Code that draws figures
____
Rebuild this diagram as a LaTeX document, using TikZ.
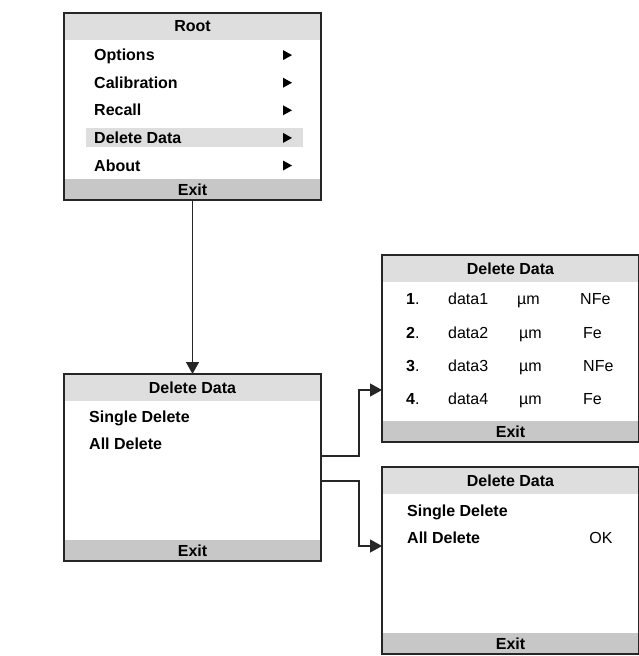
\documentclass[tikz,border=0pt]{standalone}
\usepackage{fontspec}
\setmainfont{Liberation Sans}
\usetikzlibrary{arrows.meta}

\definecolor{barlight}{gray}{0.87}
\definecolor{bardark}{gray}{0.78}
\definecolor{edge}{gray}{0.15}

\tikzset{
  screen/.style={anchor=north west, minimum width=257pt, minimum height=187pt,
    inner sep=0pt, outer sep=0pt, fill=white},
  titlebar/.style={fill=barlight, minimum width=257pt, minimum height=27pt,
    inner sep=0pt, outer sep=0pt, font=\fontsize{16}{19}\selectfont\bfseries},
  exitbar/.style={titlebar, fill=bardark, minimum height=21pt},
  frameline/.style={draw=edge, line width=1.5pt},
  item/.style={anchor=base west, inner sep=0pt, font=\fontsize{16}{19}\selectfont\bfseries},
  entry/.style={anchor=base west, inner sep=0pt},
  link/.style={draw=edge, line width=1.3pt, -{Triangle[length=12pt,width=13pt]}}
}

\begin{document}
\begin{tikzpicture}[x=1pt,y=-1pt, font=\fontsize{16}{19}\selectfont]
      \useasboundingbox (0,0) rectangle (639,656);

      % the four screens
      \foreach \name/\x/\y/\title in {root/64/13/Root, del/64/374/Delete Data, list/382/255/Delete Data, conf/382/467/Delete Data} {
        \node[screen] (\name) at (\x,\y) {};
        \node[titlebar, anchor=north] (\name-title) at (\name.north) {\title};
        \node[exitbar, anchor=south] (\name-exit) at (\name.south) {Exit};
      }

      % root menu
      \node[fill=barlight, minimum width=217pt, minimum height=19pt, inner sep=0pt, anchor=north west] (root-hl) at (86,128) {};
      \foreach \txt [count=\i] in {Options, Calibration, Recall, Delete Data, About} {
        \node[item] (root-item\i) at (94,{33+27.6*\i}) {\txt};
        \fill (283,{22.5+27.6*\i}) -- (292,{27.5+27.6*\i}) -- (283,{32.5+27.6*\i}) -- cycle;
      }

      % delete menu
      \node[item] (del-single) at (89,422) {Single Delete};
      \node[item] (del-all) at (89,449) {All Delete};

      % stored data
      \foreach \n/\d/\ux/\m/\mx/\y in {1/data1/517/NFe/580/304, 2/data2/519/Fe/583/338, 3/data3/519/NFe/583/371, 4/data4/519/Fe/583/404} {
        \node[entry] (list-no\n) at (406,\y) {\textbf{\n}.};
        \node[entry] (list-data\n) at (448,\y) {\d};
        \node[entry] (list-unit\n) at (\ux,\y) {µm};
        \node[entry] (list-mode\n) at (\mx,\y) {\m};
      }

      % confirm
      \node[item] (conf-single) at (407,516) {Single Delete};
      \node[item] (conf-all) at (407,543) {All Delete};
      \node[anchor=base, inner sep=0pt] (conf-ok) at (601,543) {OK};

      \foreach \name in {root,del,list,conf}
        \draw[frameline] (\name.north west) rectangle (\name.south east);

      % links
      \coordinate (del-out1) at (321,456);
      \coordinate (del-out2) at (321,481);
      \coordinate (list-in) at (382,390);
      \coordinate (conf-in) at (382,546);
      \draw[link] (root.south) -- (del.north);
      \draw[link] (del-out1) -- ++(38,0) |- (list-in);
      \draw[link] (del-out2) -- ++(38,0) |- (conf-in);
    \end{tikzpicture}
\end{document}
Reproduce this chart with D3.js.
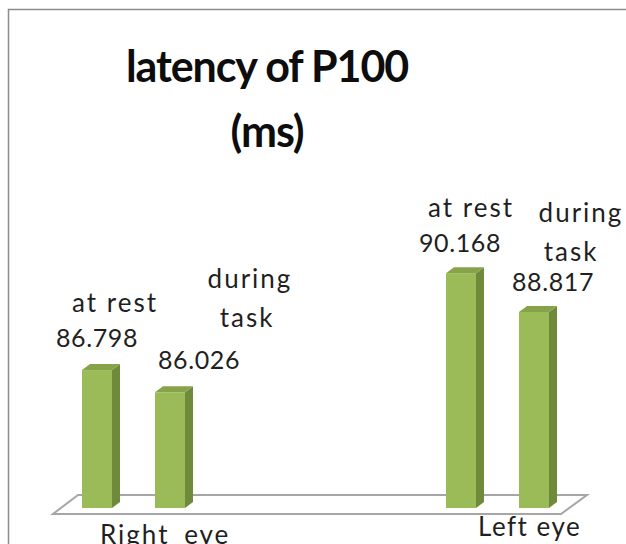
<!DOCTYPE html>
<html><head><meta charset="utf-8">
<script src="https://cdn.jsdelivr.net/npm/d3@7"></script>
<style>html,body{margin:0;padding:0;background:#fff;overflow:hidden}</style>
</head><body>
<script>
const categories = ["Right eye", "Left eye"];
const seriesNames = ["at rest", "during task"];
const atRest = [86.798, 90.168];
const duringTask = [86.026, 88.817];
const titleLines = ["latency of P100", "(ms)"];

const W = 626, H = 544;
const svg = d3.select("body").append("svg").attr("width", W).attr("height", H);
svg.append("rect").attr("width", W).attr("height", H).attr("fill", "#fff");
// chart frame
svg.append("rect").attr("x", 8.5).attr("y", 9.5).attr("width", 700).attr("height", 600)
  .attr("fill", "none").attr("stroke", "#8c8c8c").attr("stroke-width", 1.5);

const font = "Lato, 'Open Sans', sans-serif";
const textColor = "#1f1f1f";

// title
titleLines.forEach((t, i) => {
  svg.append("text").attr("x", 267).attr("y", 82 + i * 65).attr("text-anchor", "middle")
    .attr("font-family", font).attr("font-weight", "bold").attr("font-size", 43)
    .attr("letter-spacing", -1.1).attr("fill", "#0d0d0d").text(t);
});

// scales
const y = d3.scaleLinear().domain([82, 92]).range([508, 220.5]);
const x0 = d3.scaleOrdinal().domain(categories).range([82, 446]);
const x = d3.scalePoint().domain(seriesNames).range([0, 73]);
const barW = 30, dx = 8, dy = 6;

// floor
const fl = [[78, 495], [587, 495], [561, 514], [53, 514]];
svg.append("path").attr("d", "M" + fl.map(p => p.join(",")).join("L") + "Z")
  .attr("fill", "#fff").attr("stroke", "#a6a6a6").attr("stroke-width", 2);

const data = [];
categories.forEach((c, i) => {
  data.push({cat: c, s: seriesNames[0], v: atRest[i]});
  data.push({cat: c, s: seriesNames[1], v: duringTask[i]});
});
const bx = d => x0(d.cat) + x(d.s);

const g = svg.append("g");
data.forEach(d => {
  const xl = bx(d), xr = xl + barW, yt = y(d.v), yb = y(82);
  g.append("path").attr("d", `M${xr},${yt}L${xr+dx},${yt-dy}L${xr+dx},${yb-dy}L${xr},${yb}Z`)
    .attr("fill", "#6f8a3a");
  g.append("path").attr("d", `M${xl},${yt}L${xl+dx},${yt-dy}L${xr+dx},${yt-dy}L${xr},${yt}Z`)
    .attr("fill", "#86a34a");
  g.append("rect").attr("x", xl).attr("y", yt).attr("width", barW).attr("height", yb - yt)
    .attr("fill", "#9bbb59");
});

// data label layout (offsets from bar top-centre): [dx, dy] per line
const labelLayout = [
  [[18, -58], [0, -23]],                 // right, at rest
  [[80, -104], [77, -65], [29, -23]],    // right, during task
  [[10, -56], [-1, -21]],                // left, at rest
  [[47, -90], [37, -51], [19, -21]]      // left, during task
];
const word = (txt, xx, yy) => svg.append("text").attr("x", xx).attr("y", yy)
  .attr("text-anchor", "middle").attr("font-family", font).attr("font-size", 26)
  .attr("letter-spacing", 2).attr("fill", textColor).text(txt);
const num = (txt, xx, yy) => svg.append("text").attr("x", xx).attr("y", yy)
  .attr("text-anchor", "middle").attr("font-family", font).attr("font-size", 25)
  .attr("letter-spacing", 0.6).attr("fill", textColor).text(txt);

data.forEach((d, i) => {
  const cx = bx(d) + barW / 2, vy = y(d.v);
  const L = labelLayout[i];
  const words = d.s === seriesNames[0] ? [d.s] : d.s.split(" ");
  words.forEach((w, k) => word(w, cx + L[k][0], vy + L[k][1]));
  const nl = L[L.length - 1];
  num(d.v.toFixed(3), cx + nl[0], vy + nl[1]);
});

// category labels
svg.append("text").attr("x", 100).attr("y", 544).attr("font-family", font).attr("font-size", 26)
  .attr("letter-spacing", 2).attr("word-spacing", 6).attr("fill", textColor).text(categories[0]);
svg.append("text").attr("x", 478).attr("y", 536).attr("font-family", font).attr("font-size", 26)
  .attr("letter-spacing", 1.5).attr("fill", textColor).text(categories[1]);
</script>
</body></html>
____
## DIRECTIONS
Find the word "chart" in the entries, and copy every line it shows up in.

## OUTPUT FOR THIS EXERCISE
Reproduce this chart with D3.js.
// chart frame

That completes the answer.